Bu müdafaanın bedeli olarak 250 bin şehit, milyonlarca sakat kalan genç insan. Dulları, yetimleri, ciğeri yanan Anaları, Babaları saydığımız zaman gözü yaşlı top yekûn bir millet. Bizim Çanakkale kutlamalarımız bir savaşın kutlaması değil, bizim şeref ve haysiyetimizin kurtuluş günüdür.
Biz millet olarak Çanakkale’yi asırlarca hep anacağız. Mübarek şehitlerimizi Sevgili Peygamberimize emanet etmiş olmak en büyük tesellimiz. “Sen ki, son ehl-i salîbin kırarak savletini, Şarkın en sevgili sultânı Salâhaddîn'i, Kılıç Arslan gibi iclâline ettin hayran... Sen ki, İslâm'ı kuşatmış, boğuyorken hüsran, O demir çenberi göğsünde kırıp parçaladın; Sen ki, rûhunla beraber gezer ecrâmı adın; Sen ki, a'sâra gömülsen taşacaksın...Heyhât, Sana gelmez bu ufuklar, seni almaz bu cihât... Ey şehîd oğlu şehîd, isteme benden makber, Sana âgûşunu açmış duruyor Peygamber.”

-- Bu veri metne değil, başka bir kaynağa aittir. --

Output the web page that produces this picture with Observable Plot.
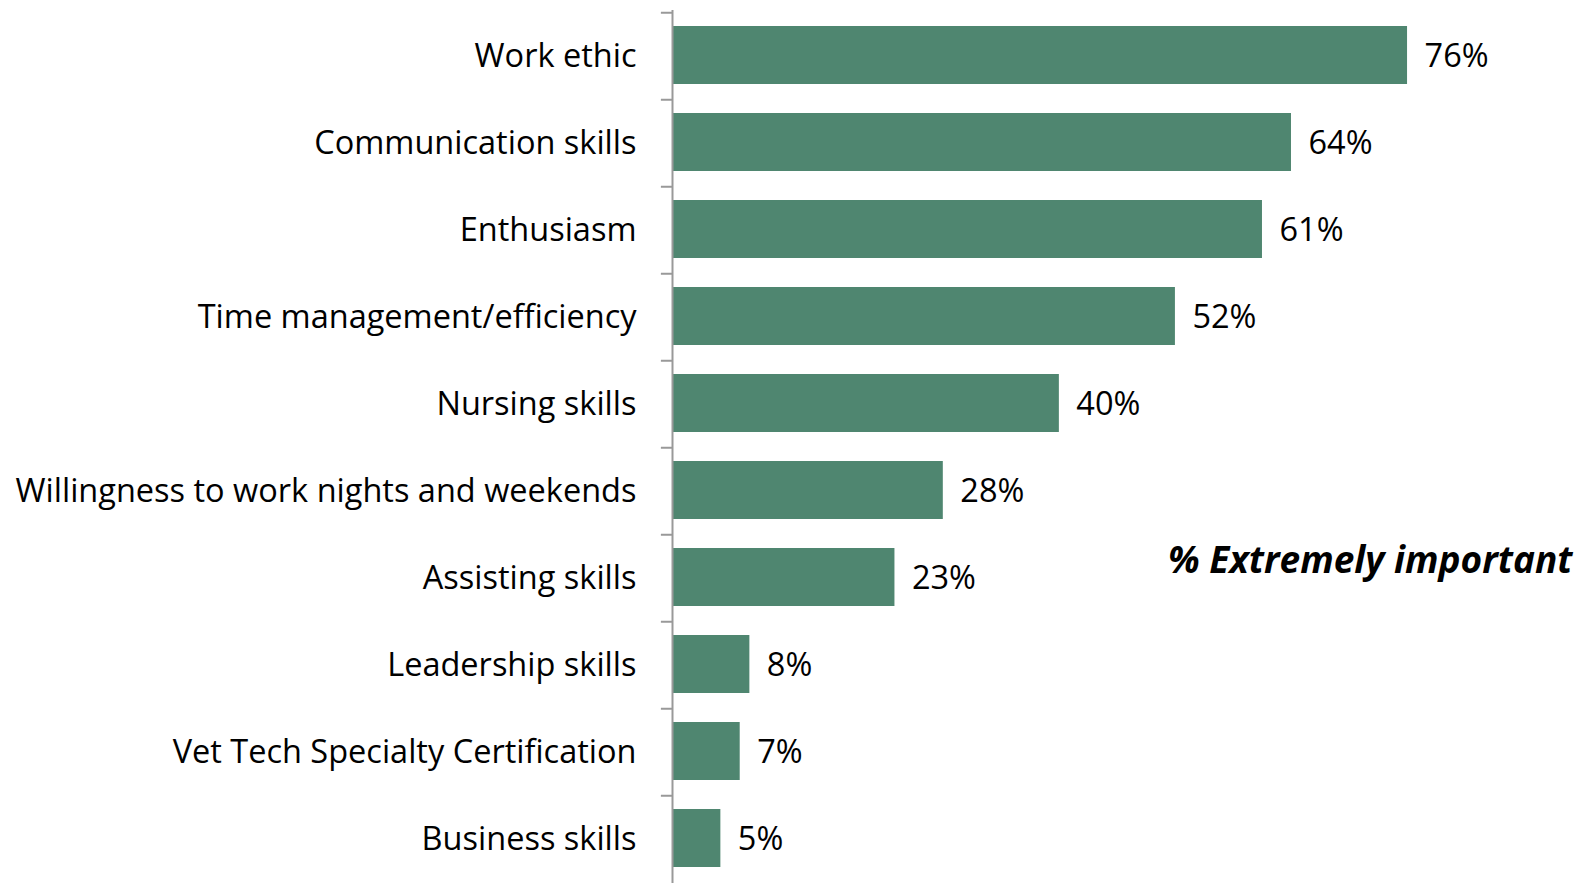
<!DOCTYPE html>
<html><head><meta charset="utf-8">
<script src="https://cdn.jsdelivr.net/npm/d3@7"></script>
<script src="https://cdn.jsdelivr.net/npm/@observablehq/plot@0.6"></script>
<style>body{margin:0;background:#fff;overflow:hidden;}</style>
</head><body><div id="chart"></div>
<script>
const categories = [
  "Work ethic",
  "Communication skills",
  "Enthusiasm",
  "Time management/efficiency",
  "Nursing skills",
  "Willingness to work nights and weekends",
  "Assisting skills",
  "Leadership skills",
  "Vet Tech Specialty Certification",
  "Business skills"
];
const values = [76, 64, 61, 52, 40, 28, 23, 8, 7, 5];
const valueLabels = values.map(v => v + "%");
const annotation = "% Extremely important";

const data = categories.map((c, i) => ({category: c, value: values[i], label: valueLabels[i]}));

const W = 1585, H = 883, mt = 10, mb = -2, ml = 672;
const step = (H - mt - mb) / categories.length;
const font = "'Open Sans', Lato, sans-serif";

const chart = Plot.plot({
  width: W, height: H,
  marginTop: mt, marginBottom: mb, marginLeft: ml, marginRight: 0,
  style: {fontFamily: font, fontSize: "32.5px", color: "#000", background: "#fff", overflow: "visible"},
  x: {domain: [0, 94.4], axis: null},
  y: {domain: categories, paddingInner: 0.33, paddingOuter: 0.165, axis: null},
  marks: [
    Plot.barX(data, {x: "value", y: "category", fill: "#4f8670", dy: -1}),
    Plot.text(data, {x: "value", y: "category", text: "label", textAnchor: "start", dx: 17, fontSize: 32.5, fill: "#000"}),
    Plot.axisY({tickSize: 0, tickPadding: 36, fontSize: 32.5, fill: "#000", label: null}),
    Plot.ruleY(categories, {y: d => d, x1: -1.15, x2: 0, dy: -step / 2, stroke: "#999", strokeWidth: 2}),
    Plot.ruleX([0], {stroke: "#999", strokeWidth: 2}),
    Plot.text([annotation], {text: d => d, y: () => categories[6], frameAnchor: "right", textAnchor: "end", dx: -13, dy: -17,
      fontWeight: "bold", fontStyle: "italic", fontSize: 37, fill: "#000"})
  ]
});
document.getElementById("chart").append(chart);
</script>
</body></html>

Büyük şairimiz Mehmet Akif o şanlı mücadelemizi fazla yoruma ihtiyaç bırakmadan bize anlatıyor. Birçok milletin hayatında emperyalizme karşı verilmiş mücadeleler, o ülkelerde haklı olarak bayraklaştırılmıştır. Çünkü milletlerin, ülkelerini korumaları en tabi haklarıdır. Emperyalist işgaller, işgal edilen ülkeler için büyük felaketler getirmiştir. Bu işgallere şerefiyle direnmesini bilen milletler çok geçmeden istiklallerini elde ederler. Bunun örnekleri çoktur. Türk milletinin istiklal mücadelesi daha ziyade Çanakkale ile başlamıştır. Çanakkale bizim canımızla siper olduğumuz, kanımızla yazdığımız, Yüce Yaratana sığındığımız, O’nun Habibinin aguşuna dayandığımız, 250 bin Şehidin yattığı bir mekândır.
Merhum büyük şairimiz Mehmet Akif Ersoy Çanakkale’yi en güzel anlatan kişi değil, ruhunun derinliklerinde o çetin savaşı yaşayan kişidir. Bu duygu ve ızdırabla “Allah bu millete bir daha istiklal marşı yazdırmasın” demiştir. Savaş zordur, çetindir, yıkımdır, yoksulluktur.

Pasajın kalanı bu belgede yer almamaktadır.